Comment by voidhorse
Comment by voidhorse 2 days ago
Unfortunately, wage labor as our primary labor structure has a tendency to produce Severance far more frequently than it does a meaningful marriage between work and personal purpose.
There are a lot of people that argue that if you were to eliminate wage labor, and distribute goods as equally as possible or at least take care of basic needs for free through universal income or some other means that people would get lazy and stop working...but it's not true. As your post illustrates, working and producing is just as essential of an aspect of human life as consuming is—people want to produce, they just want it to be meaningful! They want to work on stuff that aligns with their own interests and beliefs. Ironically the people that claim that this isn't the case are probably the few that actually would prefer to never work (they want to keep wage labor in place so that they can extract capital from laborers while they relax and "lead" instead of produce themselves).
> people would get lazy and stop working...but it's not true.
Confusing especially when most people do tens of hours of work outside of paying labor already. Sometimes another 40, or more. Perhaps with UBI et c. some folks would drop to merely 50-60 total hours of work, doing wage labor for only 20-30 of it.

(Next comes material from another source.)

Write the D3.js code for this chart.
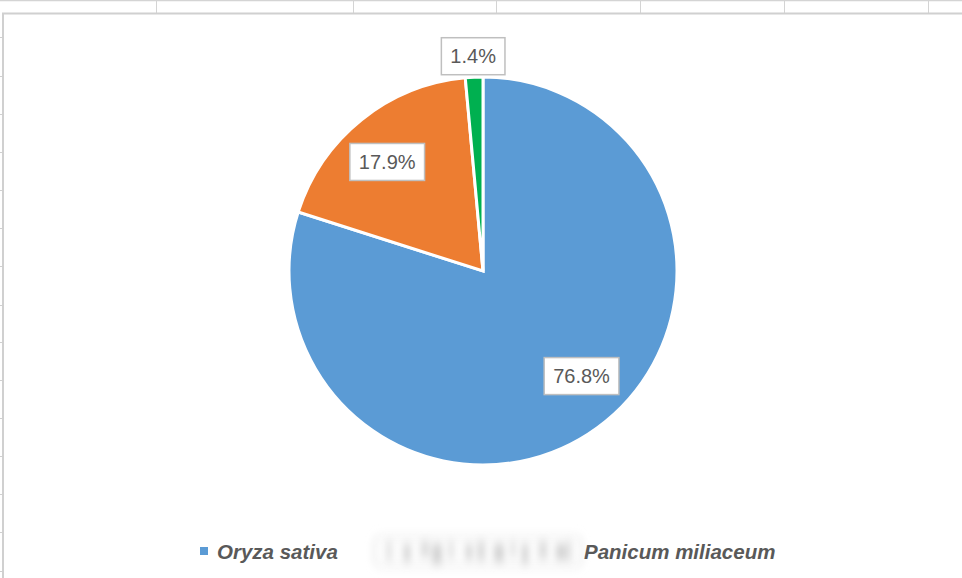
<!DOCTYPE html>
<html>
<head>
<meta charset="utf-8">
<script src="https://cdn.jsdelivr.net/npm/d3@7"></script>
<style>
  html, body { margin: 0; padding: 0; background: #fff; }
  svg { display: block; }
</style>
</head>
<body>
<svg id="chart" width="962" height="578"></svg>
<script>
// chart data
const categories = ["Oryza sativa", "", "Panicum miliaceum"];
const values = [76.8, 17.9, 1.4];
const colors = ["#5b9bd5", "#ed7d31", "#00b050"];

// spreadsheet grid behind the chart
const sheetCols = [156, 353, 496, 640, 784, 928];
const sheetRows = [37, 76, 114, 152, 190, 228, 266, 305, 342, 380, 418, 456, 494, 532, 571];

const W = 962, H = 578;
const cx = 483, cy = 271, R = 194;

const svg = d3.select("#chart");

//Sheet gridlines
const grid = svg.append("g").attr("class", "sheet");
grid.append("line").attr("x1", 0).attr("x2", W).attr("y1", 0.5).attr("y2", 0.5)
  .attr("stroke", "#d4d4d4").attr("stroke-width", 1.5);
grid.selectAll("line.col").data(sheetCols).enter().append("line")
  .attr("class", "col")
  .attr("x1", d => d + 0.5).attr("x2", d => d + 0.5)
  .attr("y1", 0).attr("y2", 13)
  .attr("stroke", "#d4d4d4");
grid.selectAll("line.row").data(sheetRows).enter().append("line")
  .attr("class", "row")
  .attr("x1", 0).attr("x2", 3)
  .attr("y1", d => d + 0.5).attr("y2", d => d + 0.5)
  .attr("stroke", "#d0d0d0");

//Chart area border
svg.append("path")
  .attr("d", `M3,${H} L3,13.5 L${W},13.5`)
  .attr("fill", "none")
  .attr("stroke", "#d0d0d0")
  .attr("stroke-width", 2);

//Pie
const pie = d3.pie().sort(null).value(d => d);
const arcs = pie(values);
const arc = d3.arc().innerRadius(0).outerRadius(R);

const pieGroup = svg.append("g").attr("transform", `translate(${cx},${cy})`);
pieGroup.selectAll("path")
  .data(arcs)
  .enter()
  .append("path")
  .attr("d", arc)
  .attr("fill", (d, i) => colors[i])
  .attr("stroke", "#fff")
  .attr("stroke-width", 3)
  .attr("stroke-linejoin", "miter");

//Data labels (best fit: inside for big slices, outside for tiny ones)
const labelNudge = [[13, -12], [-5, 4], [0, 0]];
const labelFont = "'Liberation Sans', Arial, sans-serif";
const labelGroup = pieGroup.append("g").attr("class", "labels");

arcs.forEach((d, i) => {
  const mid = (d.startAngle + d.endAngle) / 2;
  const outside = (d.endAngle - d.startAngle) < 0.2;
  const r = outside ? R + 21 : 145;
  const x = Math.sin(mid) * r + labelNudge[i][0];
  const y = -Math.cos(mid) * r + labelNudge[i][1];

  const g = labelGroup.append("g").attr("transform", `translate(${x},${y})`);
  const rect = g.append("rect");
  const t = g.append("text")
    .attr("text-anchor", "middle")
    .attr("dominant-baseline", "central")
    .attr("font-family", labelFont)
    .attr("font-size", 20)
    .attr("fill", "#595959")
    .text(d3.format(".1f")(values[i]) + "%");
  const tw = t.node().getComputedTextLength();
  const bw = tw + 18, bh = 37;
  rect.attr("x", -bw / 2).attr("y", -bh / 2)
    .attr("width", bw).attr("height", bh)
    .attr("fill", "#fff")
    .attr("stroke", "#bfbfbf")
    .attr("stroke-width", 1.5);
});

//Legend
const legendY = 551;
const legend = svg.append("g").attr("class", "legend");
const legendFont = "'Liberation Sans', Arial, sans-serif";

// blur filter for the hidden entry
const defs = svg.append("defs");
defs.append("filter").attr("id", "smudge")
  .attr("x", "-10%").attr("y", "-40%").attr("width", "120%").attr("height", "180%")
  .append("feGaussianBlur").attr("stdDeviation", "3 5");

let lx = 200;
categories.forEach((name, i) => {
  if (name === "") {
    // entry obscured in the source picture
    const bx = 373, bw = 210;
    legend.append("rect").attr("x", bx).attr("y", 536).attr("width", bw).attr("height", 31)
      .attr("rx", 8).attr("fill", "#fbfbfb").attr("stroke", "#e4e4e4").attr("stroke-width", 1.5)
      .attr("filter", "url(#smudge)");
    const blob = legend.append("g").attr("filter", "url(#smudge)");
    d3.range(13).forEach(k => {
      blob.append("rect")
        .attr("x", bx + 14 + k * 15 + (k % 3) * 2)
        .attr("y", 541 + (k % 2) * 3)
        .attr("width", 4 + (k % 4) * 2)
        .attr("height", 20 - (k % 3) * 2)
        .attr("fill", k % 2 ? "#d4d4d4" : "#dcdcdc");
    });
    lx = bx + bw + 1;
    return;
  }
  if (i !== 2) {
    legend.append("rect")
      .attr("x", lx).attr("y", legendY - 4)
      .attr("width", 8).attr("height", 8)
      .attr("fill", colors[i]);
  }
  const tx = i === 2 ? lx : lx + 17;
  const t = legend.append("text")
    .attr("x", tx).attr("y", legendY)
    .attr("dominant-baseline", "central")
    .attr("font-family", legendFont)
    .attr("font-size", 20.5)
    .attr("font-weight", "bold")
    .attr("font-style", "italic")
    .attr("fill", "#595959")
    .text(name);
  lx = tx + t.node().getComputedTextLength() + 30;
});
</script>
</body>
</html>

But we only call the other things work when a rich person's paying someone else to do it for them (grocery shopping, lawn care, home maintenance, child care to include things like night time care when they're young ["night nanny" is a thing], meal planning, cooking, shuttling people places in cars, navigating healthcare, elder care, repairing clothes, and so on) because if money's not changing hands it doesn't count, I guess.